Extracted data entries
━━━━━━━━━━

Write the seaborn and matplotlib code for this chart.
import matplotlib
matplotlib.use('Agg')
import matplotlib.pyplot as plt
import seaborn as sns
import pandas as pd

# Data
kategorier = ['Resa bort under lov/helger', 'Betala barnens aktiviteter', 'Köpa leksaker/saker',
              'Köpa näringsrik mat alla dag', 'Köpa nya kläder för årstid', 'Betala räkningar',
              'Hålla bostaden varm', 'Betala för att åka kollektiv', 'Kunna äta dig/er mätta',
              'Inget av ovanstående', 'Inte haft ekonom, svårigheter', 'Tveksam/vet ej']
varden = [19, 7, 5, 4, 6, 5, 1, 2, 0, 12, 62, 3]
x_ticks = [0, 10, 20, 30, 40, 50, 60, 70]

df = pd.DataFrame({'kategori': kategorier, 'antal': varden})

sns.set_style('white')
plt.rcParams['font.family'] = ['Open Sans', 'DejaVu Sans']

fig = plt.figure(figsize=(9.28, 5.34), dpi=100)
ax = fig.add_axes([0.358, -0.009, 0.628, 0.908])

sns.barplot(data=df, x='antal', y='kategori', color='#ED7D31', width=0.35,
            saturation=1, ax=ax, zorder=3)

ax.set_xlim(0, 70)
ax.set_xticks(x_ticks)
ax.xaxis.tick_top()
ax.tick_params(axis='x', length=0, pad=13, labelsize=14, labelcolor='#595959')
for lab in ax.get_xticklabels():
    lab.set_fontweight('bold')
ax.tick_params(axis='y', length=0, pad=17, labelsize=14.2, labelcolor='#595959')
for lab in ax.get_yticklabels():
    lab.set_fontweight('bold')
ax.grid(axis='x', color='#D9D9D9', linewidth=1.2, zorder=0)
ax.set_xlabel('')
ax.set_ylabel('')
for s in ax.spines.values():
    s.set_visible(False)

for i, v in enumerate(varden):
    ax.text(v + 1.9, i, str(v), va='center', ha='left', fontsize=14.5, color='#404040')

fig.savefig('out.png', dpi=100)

━━━━━━━━━━

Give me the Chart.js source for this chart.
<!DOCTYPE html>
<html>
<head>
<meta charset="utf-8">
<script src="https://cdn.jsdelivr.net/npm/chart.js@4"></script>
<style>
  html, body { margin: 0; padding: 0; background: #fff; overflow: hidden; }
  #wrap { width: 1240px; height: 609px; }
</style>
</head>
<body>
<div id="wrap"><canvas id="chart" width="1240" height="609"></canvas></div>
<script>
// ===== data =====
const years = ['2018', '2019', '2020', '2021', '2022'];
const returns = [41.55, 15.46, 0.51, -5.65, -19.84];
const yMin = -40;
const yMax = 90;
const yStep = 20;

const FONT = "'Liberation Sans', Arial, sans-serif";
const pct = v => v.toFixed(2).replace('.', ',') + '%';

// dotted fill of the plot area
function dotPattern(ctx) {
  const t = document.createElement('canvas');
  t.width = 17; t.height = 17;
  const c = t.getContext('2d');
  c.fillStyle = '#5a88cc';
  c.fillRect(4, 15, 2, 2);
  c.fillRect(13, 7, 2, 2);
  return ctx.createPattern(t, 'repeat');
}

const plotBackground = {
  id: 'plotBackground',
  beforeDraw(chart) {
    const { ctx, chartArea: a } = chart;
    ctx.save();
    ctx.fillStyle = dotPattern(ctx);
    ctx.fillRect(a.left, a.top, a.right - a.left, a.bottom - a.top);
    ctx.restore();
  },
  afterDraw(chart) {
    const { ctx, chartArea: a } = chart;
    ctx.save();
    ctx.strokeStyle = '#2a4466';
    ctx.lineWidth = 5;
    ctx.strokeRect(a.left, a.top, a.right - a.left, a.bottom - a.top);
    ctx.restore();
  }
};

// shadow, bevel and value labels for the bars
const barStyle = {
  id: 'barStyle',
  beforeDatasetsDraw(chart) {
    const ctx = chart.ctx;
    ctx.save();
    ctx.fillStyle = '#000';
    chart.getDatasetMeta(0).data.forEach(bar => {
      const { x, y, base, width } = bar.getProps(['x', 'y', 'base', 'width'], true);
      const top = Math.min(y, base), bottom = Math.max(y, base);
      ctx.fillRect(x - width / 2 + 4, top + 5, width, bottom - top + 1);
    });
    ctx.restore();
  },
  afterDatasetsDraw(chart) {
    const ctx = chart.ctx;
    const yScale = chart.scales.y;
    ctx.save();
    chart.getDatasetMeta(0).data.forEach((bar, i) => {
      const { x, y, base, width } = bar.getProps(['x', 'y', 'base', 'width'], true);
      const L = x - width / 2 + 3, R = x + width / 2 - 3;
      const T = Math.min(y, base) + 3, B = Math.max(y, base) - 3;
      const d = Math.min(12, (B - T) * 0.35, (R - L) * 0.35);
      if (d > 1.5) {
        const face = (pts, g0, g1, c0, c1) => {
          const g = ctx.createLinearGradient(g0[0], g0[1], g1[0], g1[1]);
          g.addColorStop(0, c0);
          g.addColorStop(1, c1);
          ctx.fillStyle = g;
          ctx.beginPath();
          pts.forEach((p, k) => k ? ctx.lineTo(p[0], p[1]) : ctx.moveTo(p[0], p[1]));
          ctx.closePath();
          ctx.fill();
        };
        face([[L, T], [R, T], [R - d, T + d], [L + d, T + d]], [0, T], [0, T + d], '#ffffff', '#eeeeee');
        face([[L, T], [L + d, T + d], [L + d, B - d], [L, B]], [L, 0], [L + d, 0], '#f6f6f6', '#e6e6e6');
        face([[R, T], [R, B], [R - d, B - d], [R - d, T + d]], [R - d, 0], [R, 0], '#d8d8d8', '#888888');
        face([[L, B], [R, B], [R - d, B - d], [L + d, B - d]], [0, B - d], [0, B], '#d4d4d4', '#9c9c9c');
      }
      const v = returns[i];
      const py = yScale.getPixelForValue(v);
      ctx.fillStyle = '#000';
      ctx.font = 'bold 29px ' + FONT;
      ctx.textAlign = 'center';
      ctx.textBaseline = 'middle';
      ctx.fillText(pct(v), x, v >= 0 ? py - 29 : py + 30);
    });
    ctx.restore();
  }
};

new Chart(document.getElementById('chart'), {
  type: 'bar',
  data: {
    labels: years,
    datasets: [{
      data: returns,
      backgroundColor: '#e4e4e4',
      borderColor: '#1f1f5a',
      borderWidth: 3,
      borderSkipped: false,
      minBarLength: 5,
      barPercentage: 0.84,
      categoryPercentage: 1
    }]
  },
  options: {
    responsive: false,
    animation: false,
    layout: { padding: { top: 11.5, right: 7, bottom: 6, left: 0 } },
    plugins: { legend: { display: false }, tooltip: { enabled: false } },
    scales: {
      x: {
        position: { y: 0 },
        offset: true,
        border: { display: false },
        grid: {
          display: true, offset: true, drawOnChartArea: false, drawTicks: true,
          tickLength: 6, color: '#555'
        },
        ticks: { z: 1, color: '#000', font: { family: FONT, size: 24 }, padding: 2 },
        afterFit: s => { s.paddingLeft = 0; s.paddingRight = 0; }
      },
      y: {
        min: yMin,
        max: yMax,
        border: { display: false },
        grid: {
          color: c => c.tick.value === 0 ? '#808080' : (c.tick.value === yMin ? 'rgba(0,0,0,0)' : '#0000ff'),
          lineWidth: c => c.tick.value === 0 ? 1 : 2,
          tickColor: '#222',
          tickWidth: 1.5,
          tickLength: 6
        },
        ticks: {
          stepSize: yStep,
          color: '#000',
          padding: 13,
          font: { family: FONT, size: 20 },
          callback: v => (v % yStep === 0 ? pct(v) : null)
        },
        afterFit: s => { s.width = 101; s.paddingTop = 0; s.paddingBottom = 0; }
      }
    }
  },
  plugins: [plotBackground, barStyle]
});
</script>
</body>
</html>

━━━━━━━━━━

§ Given instruction
Look through the entries above; copy every line holding the string "matplotlib".

§ Exercise response
Write the seaborn and matplotlib code for this chart.
import matplotlib
matplotlib.use('Agg')
import matplotlib.pyplot as plt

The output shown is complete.